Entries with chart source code
########
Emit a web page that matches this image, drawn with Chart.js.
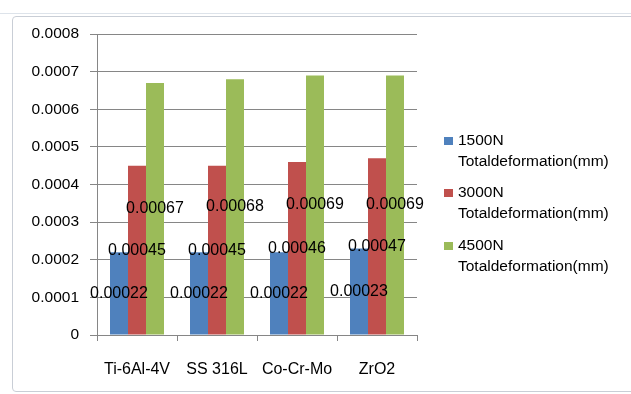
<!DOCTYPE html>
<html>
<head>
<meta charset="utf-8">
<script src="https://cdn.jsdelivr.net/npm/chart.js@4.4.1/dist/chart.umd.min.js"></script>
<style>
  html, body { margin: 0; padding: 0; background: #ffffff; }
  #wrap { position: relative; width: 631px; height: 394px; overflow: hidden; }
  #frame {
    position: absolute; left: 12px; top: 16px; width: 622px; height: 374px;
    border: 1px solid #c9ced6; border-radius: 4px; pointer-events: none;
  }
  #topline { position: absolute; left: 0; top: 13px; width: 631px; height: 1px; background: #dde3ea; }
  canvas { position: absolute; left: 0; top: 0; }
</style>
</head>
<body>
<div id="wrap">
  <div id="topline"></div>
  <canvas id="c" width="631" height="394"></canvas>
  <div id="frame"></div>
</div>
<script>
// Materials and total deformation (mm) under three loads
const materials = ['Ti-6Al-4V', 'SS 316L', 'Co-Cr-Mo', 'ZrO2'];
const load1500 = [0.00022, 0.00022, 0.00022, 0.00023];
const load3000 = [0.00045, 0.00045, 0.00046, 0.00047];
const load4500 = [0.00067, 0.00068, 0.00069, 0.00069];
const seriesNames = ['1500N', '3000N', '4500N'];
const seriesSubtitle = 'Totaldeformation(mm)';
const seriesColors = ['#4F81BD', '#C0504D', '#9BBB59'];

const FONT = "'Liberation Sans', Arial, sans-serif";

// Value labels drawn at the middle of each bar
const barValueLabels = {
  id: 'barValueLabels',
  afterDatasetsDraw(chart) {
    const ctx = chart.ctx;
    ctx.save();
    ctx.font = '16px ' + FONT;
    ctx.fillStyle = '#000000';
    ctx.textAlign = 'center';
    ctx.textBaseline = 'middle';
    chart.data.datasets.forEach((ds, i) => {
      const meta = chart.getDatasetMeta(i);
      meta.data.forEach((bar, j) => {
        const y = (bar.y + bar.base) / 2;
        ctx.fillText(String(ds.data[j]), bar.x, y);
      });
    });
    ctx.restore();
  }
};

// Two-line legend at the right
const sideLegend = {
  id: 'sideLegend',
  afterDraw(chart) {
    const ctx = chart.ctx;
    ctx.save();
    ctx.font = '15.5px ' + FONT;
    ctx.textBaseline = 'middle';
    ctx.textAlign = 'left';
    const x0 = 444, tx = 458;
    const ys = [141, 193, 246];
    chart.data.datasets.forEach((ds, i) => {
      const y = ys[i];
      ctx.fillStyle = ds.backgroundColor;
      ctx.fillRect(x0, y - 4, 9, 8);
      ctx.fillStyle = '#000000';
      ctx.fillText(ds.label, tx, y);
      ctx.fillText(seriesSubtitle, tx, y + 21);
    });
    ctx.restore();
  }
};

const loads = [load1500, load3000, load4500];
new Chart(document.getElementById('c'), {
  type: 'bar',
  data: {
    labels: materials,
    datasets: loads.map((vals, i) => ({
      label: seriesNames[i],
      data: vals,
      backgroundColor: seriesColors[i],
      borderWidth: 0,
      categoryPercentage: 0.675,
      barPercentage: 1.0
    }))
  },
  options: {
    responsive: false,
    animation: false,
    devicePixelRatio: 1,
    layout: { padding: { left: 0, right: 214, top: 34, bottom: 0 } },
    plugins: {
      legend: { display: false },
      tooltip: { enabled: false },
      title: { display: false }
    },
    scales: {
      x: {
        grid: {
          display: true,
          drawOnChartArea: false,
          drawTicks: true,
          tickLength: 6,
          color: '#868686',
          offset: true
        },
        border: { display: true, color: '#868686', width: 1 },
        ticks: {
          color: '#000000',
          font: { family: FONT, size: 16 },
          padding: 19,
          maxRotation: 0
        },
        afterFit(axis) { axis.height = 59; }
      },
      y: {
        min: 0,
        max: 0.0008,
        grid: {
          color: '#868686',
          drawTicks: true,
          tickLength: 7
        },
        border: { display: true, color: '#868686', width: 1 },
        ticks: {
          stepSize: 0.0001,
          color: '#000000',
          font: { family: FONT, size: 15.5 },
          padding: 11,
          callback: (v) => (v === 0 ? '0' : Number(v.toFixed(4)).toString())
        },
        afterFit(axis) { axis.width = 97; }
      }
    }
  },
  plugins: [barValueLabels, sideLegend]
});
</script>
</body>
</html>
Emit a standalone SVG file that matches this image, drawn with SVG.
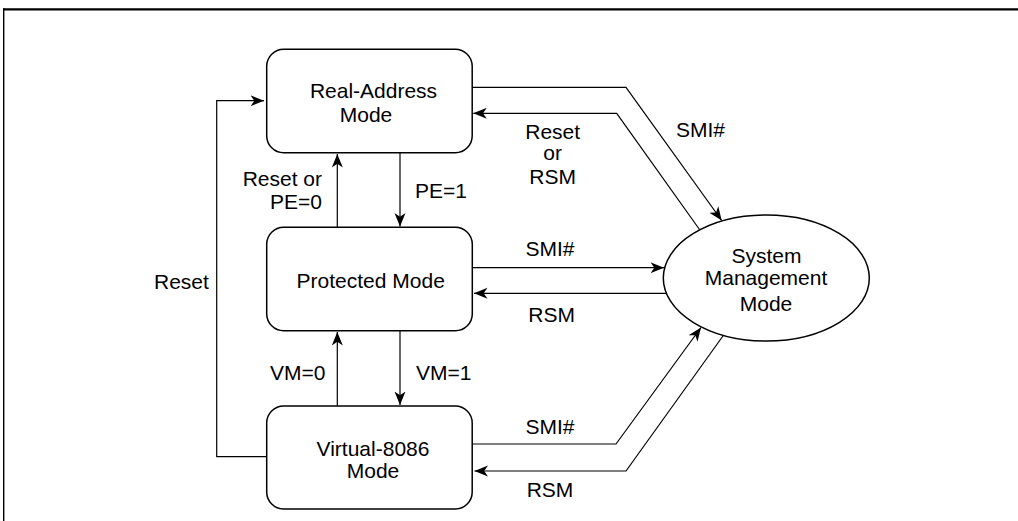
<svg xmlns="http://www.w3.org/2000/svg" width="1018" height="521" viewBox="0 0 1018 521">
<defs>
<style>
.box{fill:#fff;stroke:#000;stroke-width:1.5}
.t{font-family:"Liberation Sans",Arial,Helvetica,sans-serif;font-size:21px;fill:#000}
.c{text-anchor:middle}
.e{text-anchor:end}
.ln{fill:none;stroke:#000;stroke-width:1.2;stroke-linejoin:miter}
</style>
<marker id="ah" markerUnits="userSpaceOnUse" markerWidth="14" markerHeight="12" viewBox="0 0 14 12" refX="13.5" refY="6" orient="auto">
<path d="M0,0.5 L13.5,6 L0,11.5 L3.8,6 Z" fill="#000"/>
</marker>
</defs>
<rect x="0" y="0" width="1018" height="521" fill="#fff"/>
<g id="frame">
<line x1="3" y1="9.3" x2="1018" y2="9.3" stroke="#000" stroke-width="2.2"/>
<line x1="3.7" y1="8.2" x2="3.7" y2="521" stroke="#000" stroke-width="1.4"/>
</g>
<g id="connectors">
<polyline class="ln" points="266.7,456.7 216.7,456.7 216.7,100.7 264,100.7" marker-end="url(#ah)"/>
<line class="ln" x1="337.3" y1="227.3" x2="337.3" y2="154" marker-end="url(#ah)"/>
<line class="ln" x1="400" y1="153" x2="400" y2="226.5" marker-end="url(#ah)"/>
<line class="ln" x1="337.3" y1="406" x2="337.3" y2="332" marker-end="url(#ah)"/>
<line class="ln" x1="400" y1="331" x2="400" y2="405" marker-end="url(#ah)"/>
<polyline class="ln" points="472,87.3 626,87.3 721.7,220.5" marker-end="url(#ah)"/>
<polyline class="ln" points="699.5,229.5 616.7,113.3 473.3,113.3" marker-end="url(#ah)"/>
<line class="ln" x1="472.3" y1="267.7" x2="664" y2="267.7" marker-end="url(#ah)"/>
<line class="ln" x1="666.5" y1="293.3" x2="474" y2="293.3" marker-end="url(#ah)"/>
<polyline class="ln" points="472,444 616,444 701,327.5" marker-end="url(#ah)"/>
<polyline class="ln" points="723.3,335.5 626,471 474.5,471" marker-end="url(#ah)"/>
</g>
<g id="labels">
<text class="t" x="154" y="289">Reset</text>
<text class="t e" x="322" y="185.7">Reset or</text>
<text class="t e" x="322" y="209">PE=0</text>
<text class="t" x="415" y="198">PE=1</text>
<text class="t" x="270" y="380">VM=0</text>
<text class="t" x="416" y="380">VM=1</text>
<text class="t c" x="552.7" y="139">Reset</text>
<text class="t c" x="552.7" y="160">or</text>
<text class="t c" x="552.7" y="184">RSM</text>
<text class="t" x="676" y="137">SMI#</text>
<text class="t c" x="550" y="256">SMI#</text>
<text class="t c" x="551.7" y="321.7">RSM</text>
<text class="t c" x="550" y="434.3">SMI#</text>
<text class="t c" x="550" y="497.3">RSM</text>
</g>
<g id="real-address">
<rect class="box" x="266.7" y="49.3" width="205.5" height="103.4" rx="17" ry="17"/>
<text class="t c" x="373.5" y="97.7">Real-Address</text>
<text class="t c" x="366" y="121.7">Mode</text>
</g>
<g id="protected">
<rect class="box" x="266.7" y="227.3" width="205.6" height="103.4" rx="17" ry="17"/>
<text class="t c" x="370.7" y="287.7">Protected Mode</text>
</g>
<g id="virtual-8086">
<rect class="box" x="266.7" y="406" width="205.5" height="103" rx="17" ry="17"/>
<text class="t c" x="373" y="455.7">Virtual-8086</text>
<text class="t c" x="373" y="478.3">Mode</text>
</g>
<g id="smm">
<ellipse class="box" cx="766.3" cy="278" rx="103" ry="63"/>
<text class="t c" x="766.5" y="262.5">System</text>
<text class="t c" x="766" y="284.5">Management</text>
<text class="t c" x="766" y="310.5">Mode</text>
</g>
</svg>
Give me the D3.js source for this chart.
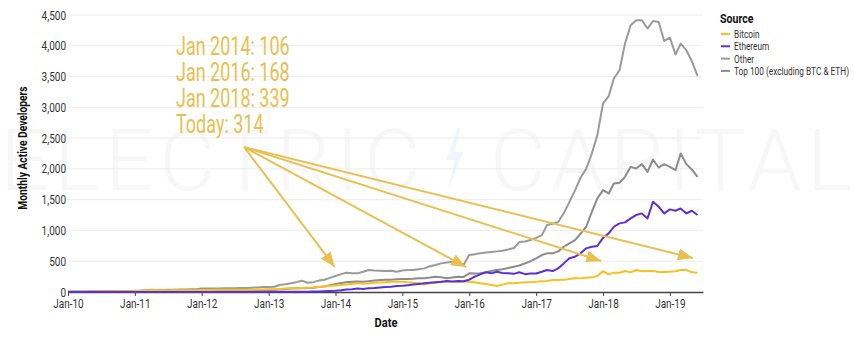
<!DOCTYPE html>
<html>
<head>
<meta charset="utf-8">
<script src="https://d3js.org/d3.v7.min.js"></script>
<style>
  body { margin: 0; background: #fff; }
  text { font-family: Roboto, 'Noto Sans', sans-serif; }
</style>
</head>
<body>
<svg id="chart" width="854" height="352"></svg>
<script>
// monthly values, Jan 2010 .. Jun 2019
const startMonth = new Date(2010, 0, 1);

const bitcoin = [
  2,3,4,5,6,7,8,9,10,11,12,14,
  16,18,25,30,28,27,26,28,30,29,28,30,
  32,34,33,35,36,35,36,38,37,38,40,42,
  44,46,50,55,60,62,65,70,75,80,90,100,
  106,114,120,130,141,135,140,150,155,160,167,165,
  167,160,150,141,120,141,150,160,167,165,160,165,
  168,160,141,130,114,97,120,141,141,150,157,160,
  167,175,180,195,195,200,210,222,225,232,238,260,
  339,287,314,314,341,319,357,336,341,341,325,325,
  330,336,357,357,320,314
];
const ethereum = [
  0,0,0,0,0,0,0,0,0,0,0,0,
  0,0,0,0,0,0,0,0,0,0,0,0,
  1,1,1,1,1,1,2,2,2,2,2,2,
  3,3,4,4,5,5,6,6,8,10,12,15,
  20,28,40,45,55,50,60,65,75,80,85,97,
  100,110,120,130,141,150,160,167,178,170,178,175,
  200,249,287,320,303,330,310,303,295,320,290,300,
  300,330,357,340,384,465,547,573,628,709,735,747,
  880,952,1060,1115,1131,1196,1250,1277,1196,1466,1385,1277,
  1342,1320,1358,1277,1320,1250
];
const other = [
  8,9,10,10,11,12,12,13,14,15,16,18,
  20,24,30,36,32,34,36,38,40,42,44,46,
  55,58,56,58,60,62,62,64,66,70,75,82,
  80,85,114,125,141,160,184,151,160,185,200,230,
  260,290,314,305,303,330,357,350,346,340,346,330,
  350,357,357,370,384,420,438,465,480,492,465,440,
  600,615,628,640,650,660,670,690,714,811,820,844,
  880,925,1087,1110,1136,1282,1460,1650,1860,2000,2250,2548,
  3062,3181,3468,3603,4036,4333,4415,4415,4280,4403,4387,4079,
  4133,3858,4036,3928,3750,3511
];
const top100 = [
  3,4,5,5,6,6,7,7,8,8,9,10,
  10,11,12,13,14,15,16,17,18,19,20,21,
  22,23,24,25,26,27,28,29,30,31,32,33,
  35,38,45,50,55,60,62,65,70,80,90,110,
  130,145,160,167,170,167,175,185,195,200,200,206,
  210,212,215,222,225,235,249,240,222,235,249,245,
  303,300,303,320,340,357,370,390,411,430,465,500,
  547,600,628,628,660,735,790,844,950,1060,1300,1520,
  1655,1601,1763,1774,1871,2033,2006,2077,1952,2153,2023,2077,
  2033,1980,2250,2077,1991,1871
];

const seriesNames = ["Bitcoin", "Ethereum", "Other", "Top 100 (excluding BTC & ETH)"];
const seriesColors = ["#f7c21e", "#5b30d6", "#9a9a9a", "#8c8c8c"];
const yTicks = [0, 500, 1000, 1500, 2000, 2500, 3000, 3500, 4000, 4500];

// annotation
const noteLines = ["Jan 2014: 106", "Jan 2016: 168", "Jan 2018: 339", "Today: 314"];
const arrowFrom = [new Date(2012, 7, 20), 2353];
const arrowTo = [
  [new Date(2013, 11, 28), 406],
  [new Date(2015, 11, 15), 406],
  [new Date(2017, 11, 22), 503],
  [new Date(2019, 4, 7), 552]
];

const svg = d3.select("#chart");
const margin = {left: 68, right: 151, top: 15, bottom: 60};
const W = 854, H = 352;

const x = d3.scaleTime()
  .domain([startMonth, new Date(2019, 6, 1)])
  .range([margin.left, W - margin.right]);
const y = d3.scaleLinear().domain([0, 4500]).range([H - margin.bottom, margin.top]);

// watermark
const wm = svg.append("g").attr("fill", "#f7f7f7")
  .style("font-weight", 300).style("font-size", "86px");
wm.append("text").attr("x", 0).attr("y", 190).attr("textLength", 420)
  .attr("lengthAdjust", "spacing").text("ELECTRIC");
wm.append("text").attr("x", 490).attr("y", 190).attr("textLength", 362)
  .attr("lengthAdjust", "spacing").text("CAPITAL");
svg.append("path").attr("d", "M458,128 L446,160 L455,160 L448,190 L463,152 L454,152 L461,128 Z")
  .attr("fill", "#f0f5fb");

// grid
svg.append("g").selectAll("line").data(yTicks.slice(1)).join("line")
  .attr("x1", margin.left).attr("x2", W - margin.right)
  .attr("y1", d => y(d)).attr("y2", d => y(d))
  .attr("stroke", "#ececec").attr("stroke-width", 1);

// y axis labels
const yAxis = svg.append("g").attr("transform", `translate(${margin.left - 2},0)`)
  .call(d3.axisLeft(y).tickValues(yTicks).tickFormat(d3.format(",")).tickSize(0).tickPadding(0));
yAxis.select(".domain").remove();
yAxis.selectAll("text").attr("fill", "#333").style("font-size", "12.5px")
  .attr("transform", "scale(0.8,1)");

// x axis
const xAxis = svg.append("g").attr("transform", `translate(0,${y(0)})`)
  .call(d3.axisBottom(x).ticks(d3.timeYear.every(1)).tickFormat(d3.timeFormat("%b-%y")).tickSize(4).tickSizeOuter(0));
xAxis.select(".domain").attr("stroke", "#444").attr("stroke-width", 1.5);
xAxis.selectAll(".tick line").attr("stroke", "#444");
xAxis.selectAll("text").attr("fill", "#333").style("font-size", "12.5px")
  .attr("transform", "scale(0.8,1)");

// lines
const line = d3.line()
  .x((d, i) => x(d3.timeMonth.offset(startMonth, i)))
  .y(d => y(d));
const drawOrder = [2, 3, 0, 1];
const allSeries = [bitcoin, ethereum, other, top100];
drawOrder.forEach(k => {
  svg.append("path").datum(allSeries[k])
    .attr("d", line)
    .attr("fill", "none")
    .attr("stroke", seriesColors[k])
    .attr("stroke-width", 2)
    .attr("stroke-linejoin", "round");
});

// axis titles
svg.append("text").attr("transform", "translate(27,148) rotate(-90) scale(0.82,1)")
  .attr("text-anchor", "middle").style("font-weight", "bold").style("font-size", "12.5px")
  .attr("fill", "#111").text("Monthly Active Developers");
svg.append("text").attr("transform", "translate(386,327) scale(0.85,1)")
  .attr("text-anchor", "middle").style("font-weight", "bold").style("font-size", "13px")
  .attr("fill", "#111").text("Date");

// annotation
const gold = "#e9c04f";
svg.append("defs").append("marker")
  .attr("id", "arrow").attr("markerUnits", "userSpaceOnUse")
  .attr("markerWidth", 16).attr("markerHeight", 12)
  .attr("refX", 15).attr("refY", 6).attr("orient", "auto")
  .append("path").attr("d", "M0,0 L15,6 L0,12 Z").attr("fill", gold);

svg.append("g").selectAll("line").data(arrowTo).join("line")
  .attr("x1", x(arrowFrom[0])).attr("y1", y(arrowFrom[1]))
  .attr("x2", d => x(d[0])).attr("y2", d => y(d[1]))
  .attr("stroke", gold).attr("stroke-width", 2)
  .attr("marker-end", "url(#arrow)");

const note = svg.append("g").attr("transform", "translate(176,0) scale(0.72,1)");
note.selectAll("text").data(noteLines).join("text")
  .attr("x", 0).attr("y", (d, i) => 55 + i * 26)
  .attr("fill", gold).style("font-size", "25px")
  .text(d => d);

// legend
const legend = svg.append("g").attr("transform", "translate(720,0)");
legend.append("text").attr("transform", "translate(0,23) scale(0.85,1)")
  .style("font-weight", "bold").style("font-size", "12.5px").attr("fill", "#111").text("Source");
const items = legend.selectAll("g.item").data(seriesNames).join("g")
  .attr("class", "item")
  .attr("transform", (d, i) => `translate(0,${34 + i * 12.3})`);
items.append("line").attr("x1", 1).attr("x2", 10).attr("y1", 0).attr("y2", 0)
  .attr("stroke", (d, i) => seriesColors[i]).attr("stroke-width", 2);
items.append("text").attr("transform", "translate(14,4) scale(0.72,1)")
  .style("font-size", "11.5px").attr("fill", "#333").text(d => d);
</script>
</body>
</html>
########
Given task
Where a line holds the string "drawn", copy that line.

Reply to the task
Emit a web page that matches this image, drawn with Chart.js.
// Value labels drawn at the middle of each bar
Emit a standalone SVG file that matches this image, drawn with SVG.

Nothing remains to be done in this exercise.